* _Job_
Pick out each line containing the string "with" and copy it.

┄┄┄┄┄┄┄┄┄┄

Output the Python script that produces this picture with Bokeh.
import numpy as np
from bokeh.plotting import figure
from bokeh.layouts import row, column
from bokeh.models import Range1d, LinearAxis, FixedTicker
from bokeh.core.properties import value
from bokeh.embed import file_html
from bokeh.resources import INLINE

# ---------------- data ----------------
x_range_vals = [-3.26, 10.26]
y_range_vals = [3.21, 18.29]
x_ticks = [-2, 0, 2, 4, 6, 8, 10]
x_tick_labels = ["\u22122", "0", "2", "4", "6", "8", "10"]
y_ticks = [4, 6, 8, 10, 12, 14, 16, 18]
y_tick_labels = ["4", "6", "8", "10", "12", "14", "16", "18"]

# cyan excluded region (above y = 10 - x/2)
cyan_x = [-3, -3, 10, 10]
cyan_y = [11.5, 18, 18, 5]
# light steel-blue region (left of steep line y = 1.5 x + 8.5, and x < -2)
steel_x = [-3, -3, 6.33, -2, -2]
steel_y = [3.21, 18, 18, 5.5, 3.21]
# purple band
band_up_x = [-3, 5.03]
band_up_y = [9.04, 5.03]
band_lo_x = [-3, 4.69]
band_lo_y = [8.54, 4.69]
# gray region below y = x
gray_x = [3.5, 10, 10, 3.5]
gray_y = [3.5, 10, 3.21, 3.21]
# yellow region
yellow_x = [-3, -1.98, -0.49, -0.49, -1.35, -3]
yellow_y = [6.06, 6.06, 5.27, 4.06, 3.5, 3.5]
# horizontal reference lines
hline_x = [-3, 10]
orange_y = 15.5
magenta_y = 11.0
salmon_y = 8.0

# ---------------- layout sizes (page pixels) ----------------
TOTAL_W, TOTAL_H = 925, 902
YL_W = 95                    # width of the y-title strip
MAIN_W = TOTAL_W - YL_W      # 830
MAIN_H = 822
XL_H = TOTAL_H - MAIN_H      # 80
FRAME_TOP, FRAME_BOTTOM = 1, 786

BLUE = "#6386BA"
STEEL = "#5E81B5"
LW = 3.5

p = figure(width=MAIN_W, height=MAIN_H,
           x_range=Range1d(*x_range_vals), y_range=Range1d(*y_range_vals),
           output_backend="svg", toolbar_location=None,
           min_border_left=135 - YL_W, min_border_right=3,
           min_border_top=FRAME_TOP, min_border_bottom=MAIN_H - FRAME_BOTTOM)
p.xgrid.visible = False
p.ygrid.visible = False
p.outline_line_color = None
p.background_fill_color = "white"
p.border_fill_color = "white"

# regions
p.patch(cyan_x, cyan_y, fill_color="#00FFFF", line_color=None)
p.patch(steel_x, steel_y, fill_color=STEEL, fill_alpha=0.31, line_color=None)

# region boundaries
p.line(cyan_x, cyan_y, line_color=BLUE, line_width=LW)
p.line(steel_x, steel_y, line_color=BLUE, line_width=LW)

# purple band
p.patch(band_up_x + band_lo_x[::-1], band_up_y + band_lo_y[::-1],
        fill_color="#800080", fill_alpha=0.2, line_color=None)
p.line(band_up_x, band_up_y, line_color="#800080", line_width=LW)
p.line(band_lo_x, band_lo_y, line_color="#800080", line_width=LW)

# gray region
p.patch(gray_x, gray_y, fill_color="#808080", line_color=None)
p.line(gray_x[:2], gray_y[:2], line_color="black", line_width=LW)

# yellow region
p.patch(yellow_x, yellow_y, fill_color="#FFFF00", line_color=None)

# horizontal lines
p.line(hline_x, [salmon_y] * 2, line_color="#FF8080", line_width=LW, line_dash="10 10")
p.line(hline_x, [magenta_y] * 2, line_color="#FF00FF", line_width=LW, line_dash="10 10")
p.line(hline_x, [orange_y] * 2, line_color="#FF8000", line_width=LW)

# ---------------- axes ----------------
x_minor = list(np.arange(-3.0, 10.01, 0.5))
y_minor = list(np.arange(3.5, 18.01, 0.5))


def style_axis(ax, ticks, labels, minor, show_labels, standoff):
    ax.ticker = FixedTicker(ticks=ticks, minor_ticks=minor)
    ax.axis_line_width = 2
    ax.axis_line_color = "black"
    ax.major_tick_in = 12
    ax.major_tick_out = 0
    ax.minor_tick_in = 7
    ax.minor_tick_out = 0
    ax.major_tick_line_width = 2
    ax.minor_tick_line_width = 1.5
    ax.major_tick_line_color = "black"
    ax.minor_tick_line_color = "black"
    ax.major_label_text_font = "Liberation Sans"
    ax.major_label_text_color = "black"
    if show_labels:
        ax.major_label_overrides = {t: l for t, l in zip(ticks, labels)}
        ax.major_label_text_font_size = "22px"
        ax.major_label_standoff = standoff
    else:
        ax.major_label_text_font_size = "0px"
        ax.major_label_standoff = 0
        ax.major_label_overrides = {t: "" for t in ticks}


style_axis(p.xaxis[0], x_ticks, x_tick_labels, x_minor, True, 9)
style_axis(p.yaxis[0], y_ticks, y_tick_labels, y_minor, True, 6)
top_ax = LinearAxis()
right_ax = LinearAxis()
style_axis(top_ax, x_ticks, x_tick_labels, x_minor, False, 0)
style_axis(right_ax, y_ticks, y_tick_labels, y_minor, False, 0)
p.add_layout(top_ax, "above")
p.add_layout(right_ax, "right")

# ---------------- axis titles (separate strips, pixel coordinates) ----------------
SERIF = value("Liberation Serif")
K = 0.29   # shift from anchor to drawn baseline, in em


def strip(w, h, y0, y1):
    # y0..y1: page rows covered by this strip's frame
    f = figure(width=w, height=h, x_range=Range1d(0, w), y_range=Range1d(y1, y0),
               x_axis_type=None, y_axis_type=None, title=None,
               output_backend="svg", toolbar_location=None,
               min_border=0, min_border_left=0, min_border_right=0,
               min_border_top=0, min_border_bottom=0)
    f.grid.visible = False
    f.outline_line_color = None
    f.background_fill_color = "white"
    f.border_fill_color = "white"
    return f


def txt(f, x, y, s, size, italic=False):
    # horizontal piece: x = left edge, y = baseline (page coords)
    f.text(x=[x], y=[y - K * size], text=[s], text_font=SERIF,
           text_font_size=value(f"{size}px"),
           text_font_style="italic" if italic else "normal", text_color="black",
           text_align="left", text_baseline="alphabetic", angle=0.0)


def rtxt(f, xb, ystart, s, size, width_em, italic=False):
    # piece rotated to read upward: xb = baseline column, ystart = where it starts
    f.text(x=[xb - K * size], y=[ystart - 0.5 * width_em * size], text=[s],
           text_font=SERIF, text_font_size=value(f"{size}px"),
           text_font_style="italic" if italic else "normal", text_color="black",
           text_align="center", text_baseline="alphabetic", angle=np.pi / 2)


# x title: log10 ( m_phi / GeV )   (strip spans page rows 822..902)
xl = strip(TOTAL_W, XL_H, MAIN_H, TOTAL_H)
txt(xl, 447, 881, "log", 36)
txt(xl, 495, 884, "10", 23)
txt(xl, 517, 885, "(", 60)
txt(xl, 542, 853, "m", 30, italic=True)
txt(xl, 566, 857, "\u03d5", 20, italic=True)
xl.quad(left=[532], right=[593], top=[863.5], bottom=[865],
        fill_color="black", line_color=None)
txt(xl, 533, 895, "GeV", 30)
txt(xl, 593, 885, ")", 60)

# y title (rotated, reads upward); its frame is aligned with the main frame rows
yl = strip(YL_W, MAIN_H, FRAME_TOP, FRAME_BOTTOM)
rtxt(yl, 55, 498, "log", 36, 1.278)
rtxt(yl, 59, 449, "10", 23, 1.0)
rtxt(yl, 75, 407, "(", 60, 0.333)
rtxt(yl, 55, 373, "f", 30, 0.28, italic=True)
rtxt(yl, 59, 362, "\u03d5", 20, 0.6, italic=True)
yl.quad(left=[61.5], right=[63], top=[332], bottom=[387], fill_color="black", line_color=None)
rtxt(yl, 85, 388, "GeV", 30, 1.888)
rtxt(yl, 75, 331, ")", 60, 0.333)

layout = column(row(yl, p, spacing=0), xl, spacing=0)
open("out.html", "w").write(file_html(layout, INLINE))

┄┄┄┄┄┄┄┄┄┄

* _Result_
Output the Python script that produces this picture with Bokeh.
# y title (rotated, reads upward); its frame is aligned with the main frame rows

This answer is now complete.